Goicoechea, 24, won a $500,000 prize from the Cato Institute, a libertarian research center based in Washington. He's donated the money to create a leadership academy for young adults in Venezuela. Goicoechea has joined the center-right Primero Justica, or First Justice, political party and become a youth organizer for metro Caracas' mayor.

"They are part of the vanguard trying to create a new Venezuela," said Leopoldo Lopez, who has emerged as a popular young opposition political figure in his own right.

The student leaders who've replaced Gonzalez, Goicoechea, and Guevara have barely lost a beat.

Ricardo Sanchez, 24, is an international relations major and the president of the main student federation at the Central University of Caracas.

David Smolansky, 23, is a journalism major and the president of the student federation at Andres Bello Catholic University.

Juan Mejia, 22, is an industrial engineering major and the president of the student federation at Simon Bolivar University.

The three led the tens of thousands of marchers who protested against Chávez on Saturday and were three of the seven speakers to the assembled multitude afterward.

"We students never expected to be speaking to so many people," began Smolansky, wearing a baseball cap backward.

Chávez has lowered his rhetoric against the three new student leaders.
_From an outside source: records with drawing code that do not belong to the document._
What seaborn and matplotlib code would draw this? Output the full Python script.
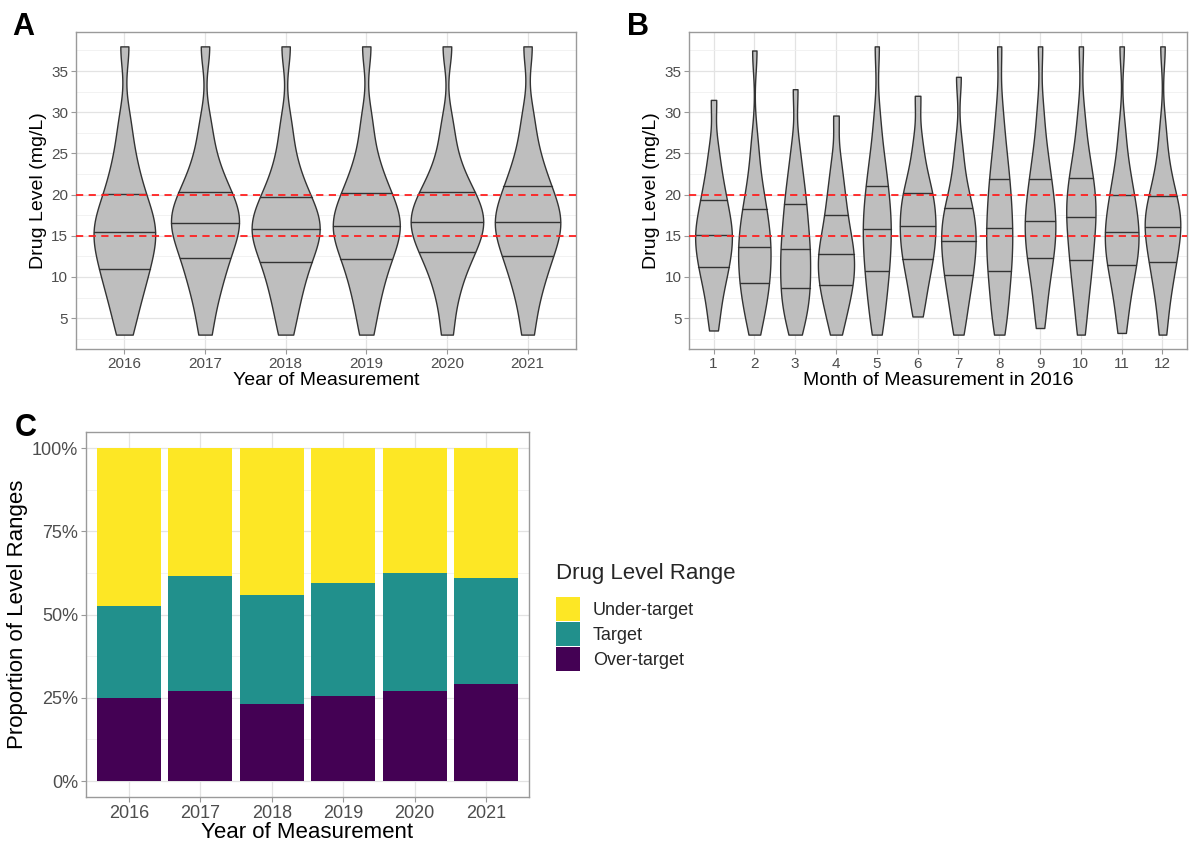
import numpy as np
import pandas as pd
import matplotlib
matplotlib.use("Agg")
import matplotlib.pyplot as plt
import seaborn as sns
from matplotlib.patches import Patch
from matplotlib.ticker import FixedLocator, FuncFormatter

# ---------------- data (estimated 0,5,...,100th percentiles per group) -------------
years = ["2016", "2017", "2018", "2019", "2020", "2021"]
y2016 = [3, 5.5, 7.3, 8.8, 10, 11, 12, 13.1, 14, 14.7, 15.4, 16.2, 17, 17.8, 18.8, 20.1, 21.5, 23.2, 25.5, 29, 38]
y2017 = [3, 6.3, 8.3, 9.9, 11.2, 12.3, 13.4, 14.4, 15.2, 15.9, 16.5, 17.2, 17.9, 18.6, 19.4, 20.3, 21.5, 23, 25, 28.5, 38]
y2018 = [3, 5.8, 7.7, 9.3, 10.6, 11.8, 12.9, 13.8, 14.6, 15.2, 15.8, 16.5, 17.2, 18, 18.8, 19.7, 21, 22.6, 24.8, 28.5, 38]
y2019 = [3, 6, 8, 9.6, 11, 12.2, 13.2, 14.1, 14.9, 15.6, 16.2, 16.9, 17.6, 18.4, 19.3, 20.2, 21.5, 23, 25.2, 29, 38]
y2020 = [3, 6.8, 9, 10.8, 12, 13, 13.9, 14.8, 15.5, 16.1, 16.7, 17.3, 18, 18.7, 19.5, 20.3, 21.4, 22.9, 25, 28.5, 38]
y2021 = [3, 6.5, 8.6, 10.3, 11.5, 12.6, 13.7, 14.6, 15.4, 16.1, 16.7, 17.4, 18.2, 19, 20, 21, 22.3, 23.8, 26, 29.5, 38]

months = ["1", "2", "3", "4", "5", "6", "7", "8", "9", "10", "11", "12"]
m01 = [3.5, 6, 7.8, 9.3, 10.4, 11.2, 12.1, 13, 13.8, 14.5, 15.1, 15.8, 16.5, 17.4, 18.3, 19.3, 20.4, 21.8, 23.5, 26, 31.5]
m02 = [3, 4.8, 6.3, 7.4, 8.4, 9.3, 10.2, 11.1, 12, 12.8, 13.6, 14.4, 15.3, 16.2, 17.2, 18.2, 19.5, 21, 23.2, 26.5, 37.5]
m03 = [3, 4.5, 5.8, 6.9, 7.8, 8.7, 9.6, 10.6, 11.6, 12.5, 13.4, 14.3, 15.3, 16.4, 17.6, 18.8, 20, 21.5, 23.3, 26, 32.8]
m04 = [3, 4.8, 6.2, 7.3, 8.2, 9, 9.8, 10.6, 11.3, 12.1, 12.8, 13.5, 14.3, 15.3, 16.3, 17.5, 18.8, 20.3, 22, 24.5, 29.6]
m05 = [3, 5, 6.8, 8.3, 9.6, 10.7, 11.8, 12.9, 14, 14.9, 15.8, 16.8, 17.8, 18.8, 19.9, 21.1, 22.5, 24, 26, 29.5, 38]
m06 = [5.2, 7.3, 8.9, 10.2, 11.3, 12.2, 13.1, 13.9, 14.7, 15.5, 16.2, 17, 17.8, 18.6, 19.4, 20.2, 21.2, 22.5, 24.2, 26.8, 32]
m07 = [3, 5, 6.7, 8.1, 9.2, 10.2, 11.1, 12, 12.9, 13.7, 14.4, 15.2, 16, 16.8, 17.6, 18.4, 19.5, 21, 23, 26, 34.3]
m08 = [3, 4.8, 6.5, 8.1, 9.5, 10.7, 11.8, 12.9, 14, 15, 16, 17.1, 18.2, 19.4, 20.6, 21.9, 23.3, 25, 27.2, 30.5, 38]
m09 = [3.8, 6.3, 8.3, 10, 11.3, 12.3, 13.3, 14.3, 15.2, 16, 16.8, 17.7, 18.6, 19.6, 20.7, 21.9, 23.2, 24.8, 27, 30.5, 38]
m10 = [3, 5.8, 7.8, 9.5, 10.9, 12, 13.2, 14.4, 15.5, 16.4, 17.3, 18.2, 19.1, 20, 21, 22, 23.2, 24.7, 26.8, 30, 38]
m11 = [3.2, 5.8, 7.7, 9.2, 10.4, 11.4, 12.3, 13.1, 13.9, 14.7, 15.4, 16.2, 17, 17.9, 18.9, 19.9, 21.1, 22.6, 24.6, 28, 38]
m12 = [3, 6, 8, 9.6, 10.8, 11.8, 12.8, 13.8, 14.6, 15.4, 16.1, 16.8, 17.4, 18.1, 18.9, 19.8, 21, 22.5, 24.5, 28, 38]

target_lines = [15, 20]

range_levels = ["Under-target", "Target", "Over-target"]
prop_over = [0.25, 0.27, 0.23, 0.255, 0.27, 0.29]
prop_target = [0.275, 0.345, 0.33, 0.34, 0.355, 0.32]
prop_under = [0.475, 0.385, 0.44, 0.405, 0.375, 0.39]
range_colors = ["#FDE725", "#21908C", "#440154"]

# ---------------- style ----------------
sns.set_theme(style="white")
plt.rcParams['font.family'] = ['Liberation Sans', 'DejaVu Sans']

GRID_MAJ = "#e3e3e3"
GRID_MIN = "#f0f0f0"
BORDER = "#9a9a9a"
TICKLAB = "#4d4d4d"

fig = plt.figure(figsize=(11.89, 8.41), dpi=100)
axA = fig.add_axes([0.0639, 0.585, 0.4205, 0.377])
axB = fig.add_axes([0.5795, 0.585, 0.4188, 0.377])
axC = fig.add_axes([0.0723, 0.0523, 0.3726, 0.434])


def style_axes(ax, tick_fs):
    for sp in ax.spines.values():
        sp.set_visible(True)
        sp.set_color(BORDER)
        sp.set_linewidth(1.0)
    ax.tick_params(axis="both", which="major", length=3.5, width=0.8, color=BORDER,
                   labelsize=tick_fs, labelcolor=TICKLAB, pad=2, bottom=True, left=True)
    ax.tick_params(axis="both", which="minor", length=0)
    ax.grid(True, which="major", color=GRID_MAJ, linewidth=0.9)
    ax.grid(True, which="minor", axis="y", color=GRID_MIN, linewidth=0.6)
    ax.set_axisbelow(True)


def violin_panel(ax, cats, groups, xlabel):
    df = pd.DataFrame({
        "grp": np.repeat(cats, [len(g) for g in groups]),
        "level": np.concatenate([np.asarray(g, float) for g in groups]),
    })
    sns.violinplot(data=df, x="grp", y="level", order=cats, color="#bebebe", saturation=1,
                   linecolor="#333333", linewidth=1.0, cut=0, inner="quart",
                   inner_kws=dict(color="#333333", linewidth=1.0),
                   width=0.9, density_norm="area", bw_adjust=0.6, ax=ax)
    for ln in ax.lines:
        ln.set_linestyle("-")
    for v in target_lines:
        ax.axhline(v, color="#ff2020", linewidth=1.3, linestyle=(0, (4, 3)), zorder=5)
    ax.set_xlim(-0.6, len(cats) - 0.4)
    ax.set_ylim(1.25, 39.75)
    ax.yaxis.set_major_locator(FixedLocator([5, 10, 15, 20, 25, 30, 35]))
    ax.yaxis.set_minor_locator(FixedLocator([2.5, 7.5, 12.5, 17.5, 22.5, 27.5, 32.5, 37.5]))
    style_axes(ax, 11)
    ax.set_xlabel(xlabel, fontsize=14, color="black", labelpad=1)
    ax.set_ylabel("Drug Level (mg/L)", fontsize=14, color="black", labelpad=3)


violin_panel(axA, years, [y2016, y2017, y2018, y2019, y2020, y2021], "Year of Measurement")
violin_panel(axB, months, [m01, m02, m03, m04, m05, m06, m07, m08, m09, m10, m11, m12],
             "Month of Measurement in 2016")

# ---------------- panel C: stacked proportions ----------------
df_c = pd.DataFrame({"year": years, "over": prop_over, "target": prop_target, "under": prop_under})
df_c["top_target"] = df_c["over"] + df_c["target"]
df_c["top_under"] = df_c["top_target"] + df_c["under"]
for col, colr in [("top_under", range_colors[0]), ("top_target", range_colors[1]), ("over", range_colors[2])]:
    sns.barplot(data=df_c, x="year", y=col, order=years, color=colr, saturation=1,
                width=0.9, linewidth=0, ax=axC)
axC.set_xlim(-0.6, len(years) - 0.4)
axC.set_ylim(-0.048, 1.048)
axC.yaxis.set_major_locator(FixedLocator([0, 0.25, 0.5, 0.75, 1.0]))
axC.yaxis.set_minor_locator(FixedLocator([0.125, 0.375, 0.625, 0.875]))
axC.yaxis.set_major_formatter(FuncFormatter(lambda v, p: f"{int(round(v * 100))}%"))
style_axes(axC, 13)
axC.set_xlabel("Year of Measurement", fontsize=16, color="black", labelpad=0)
axC.set_ylabel("Proportion of Level Ranges", fontsize=16, color="black", labelpad=3)

handles = [Patch(facecolor=c, edgecolor="none") for c in range_colors]
leg = fig.legend(handles, range_levels, title="Drug Level Range", loc="upper left",
                 bbox_to_anchor=(0.457, 0.345), frameon=False, fontsize=13,
                 title_fontsize=16, handlelength=1.35, handleheight=1.65,
                 handletextpad=0.7, labelspacing=0.08, borderpad=0.2)
leg._legend_box.align = "left"
leg._legend_box.sep = 9

# ---------------- panel letters ----------------
fig.text(0.010, 0.958, "A", fontsize=22, fontweight="bold", color="black", va="baseline")
fig.text(0.527, 0.958, "B", fontsize=22, fontweight="bold", color="black", va="baseline")
fig.text(0.012, 0.481, "C", fontsize=22, fontweight="bold", color="black", va="baseline")

fig.savefig("out.png", dpi=100, facecolor="white")
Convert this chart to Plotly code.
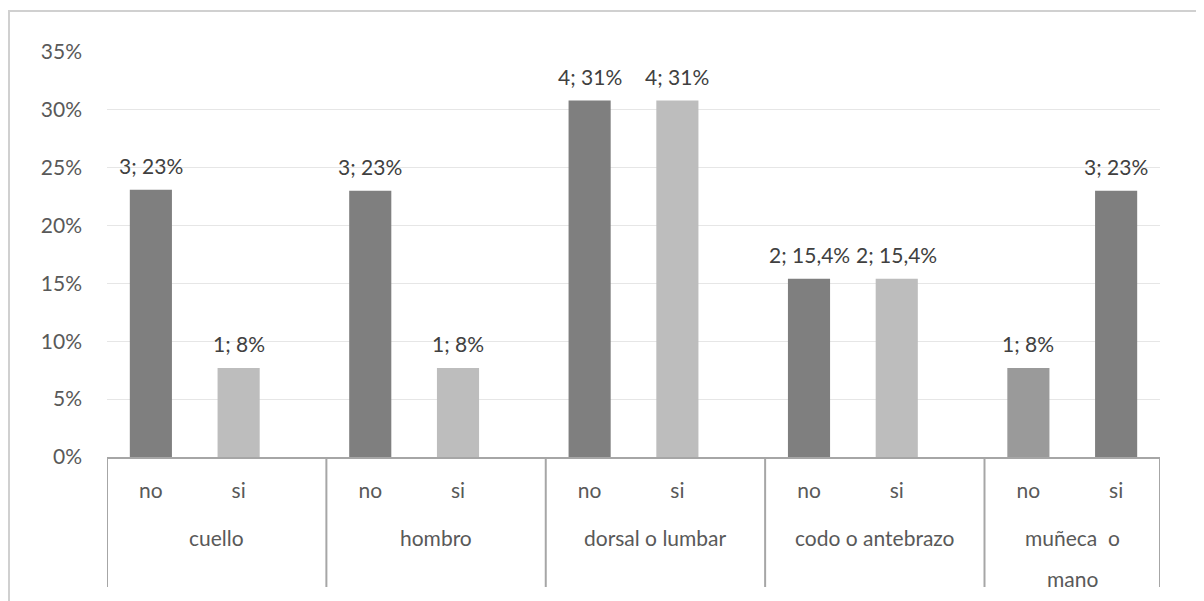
import plotly.graph_objects as go

groups = ["cuello", "hombro", "dorsal o lumbar", "codo o antebrazo", "muñeca  o<br>mano"]
answers = ["no", "si"]
counts = [3, 1, 3, 1, 4, 4, 2, 2, 1, 3]
percents = [23.1, 7.7, 23.0, 7.7, 30.8, 30.8, 15.4, 15.4, 7.7, 23.0]
pct_labels = ["23%", "8%", "23%", "8%", "31%", "31%", "15,4%", "15,4%", "8%", "23%"]
ytick_vals = [0, 5, 10, 15, 20, 25, 30, 35]
ytick_text = ["0%", "5%", "10%", "15%", "20%", "25%", "30%", "35%"]

# layout: each group takes its answers plus half a spacer slot (except the last)
GROUP_STEP = len(answers) + 0.5
xpos, inner = [], []
for g in range(len(groups)):
    for a, ans in enumerate(answers):
        xpos.append(g * GROUP_STEP + a)
        inner.append(ans)
labels = [f"{c}; {p}" for c, p in zip(counts, pct_labels)]

x_min = -0.5
x_max = (len(groups) - 1) * GROUP_STEP + len(answers) - 0.5
bounds = [g * GROUP_STEP - 0.5 for g in range(len(groups))] + [x_max]

DARK = "#7f7f7f"
LIGHT = "#bdbdbd"
MID = "#9a9a9a"
colors = [DARK, LIGHT, DARK, LIGHT, DARK, LIGHT, DARK, LIGHT, MID, DARK]

FONT = "Lato, 'Open Sans', sans-serif"
TXT = "#404040"
TICK = "#595959"
AXIS = "#a6a6a6"

# page has an 8px body margin, so the figure is sized to fill the rest
W, H = 1196, 593
ML, MR, MT, MB = 99, 44, 44, 144
PLOT_W = W - ML - MR
PLOT_H = H - MT - MB

fig = go.Figure(go.Bar(
    x=xpos,
    y=percents,
    marker=dict(color=colors, line=dict(width=0)),
    width=0.48,
    hoverinfo="y",
))

annotations = []
for x, y, t in zip(xpos, percents, labels):
    annotations.append(dict(x=x, y=y, xref="x", yref="y", text=t, showarrow=False,
                            yanchor="bottom", yshift=10,
                            font=dict(family=FONT, size=21, color=TXT)))
# outer group labels
for g, name in enumerate(groups):
    left = bounds[g]
    right = bounds[g + 1]
    for i, line in enumerate(name.split("<br>")):
        annotations.append(dict(x=(left + right) / 2, y=-80 / PLOT_H, xref="x", yref="paper",
                                text=line, showarrow=False, yanchor="middle",
                                yshift=-41 * i,
                                font=dict(family=FONT, size=21, color=TICK)))

shapes = [dict(type="rect", xref="paper", yref="paper",
               x0=-(ML - 1) / PLOT_W, x1=1.1, y0=-0.5, y1=1 + (MT - 3) / PLOT_H,
               line=dict(color="#d0d0d0", width=2), layer="below")]
for b in bounds:
    shapes.append(dict(type="line", xref="x", yref="paper", x0=b, x1=b,
                       y0=0, y1=-130 / PLOT_H, line=dict(color=AXIS, width=2)))

fig.update_layout(
    width=W, height=H,
    margin=dict(l=ML, r=MR, t=MT, b=MB),
    paper_bgcolor="white",
    plot_bgcolor="white",
    showlegend=False,
    font=dict(family=FONT, size=21, color=TICK),
    annotations=annotations,
    shapes=shapes,
)
fig.update_yaxes(
    range=[0, 35], tickvals=ytick_vals, ticktext=ytick_text,
    showgrid=True, gridcolor="#e6e6e6", gridwidth=1,
    zeroline=False, showline=False, ticks="",
    ticklabelstandoff=24, automargin=False,
    tickfont=dict(family=FONT, size=21, color=TICK),
)
fig.update_xaxes(
    range=[x_min, x_max],
    tickvals=xpos, ticktext=inner,
    showline=True, linecolor=AXIS, linewidth=2,
    showgrid=False, zeroline=False,
    ticks="", ticklabelstandoff=14, automargin=False,
    tickfont=dict(family=FONT, size=21, color=TICK),
)

fig.write_html("out.html")
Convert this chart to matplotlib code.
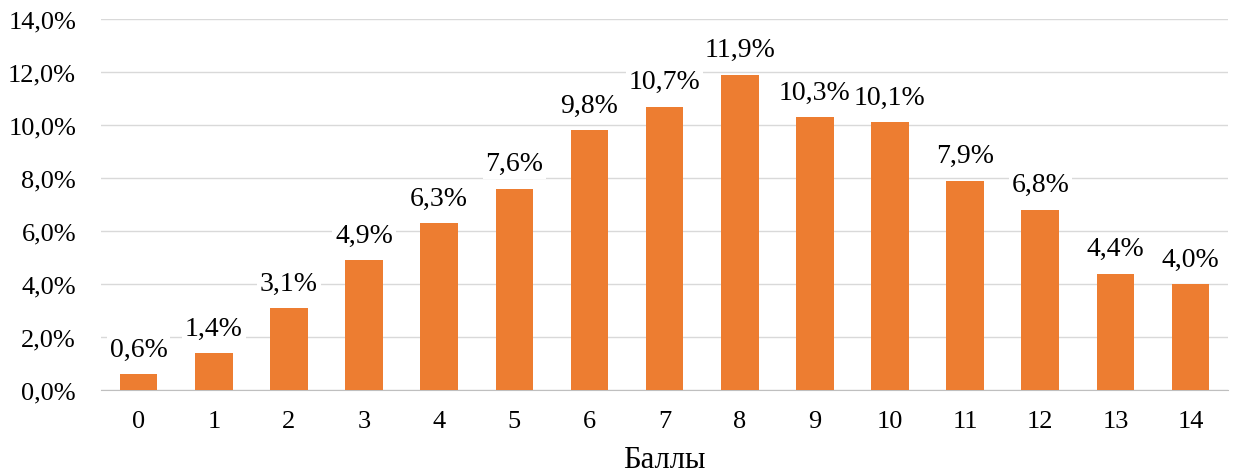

But no one has missed that a controversial television talk-show host allied with the government has attacked Smolansky's Jewish heritage.

"The attacks have become a symbol of our political force," Smolansky said in an interview after he and the other student leaders announced another massive anti-Chávez march for Friday. "Sixty percent of Venezuelans are 30 years or younger. The future belongs to us, win or lose Sunday."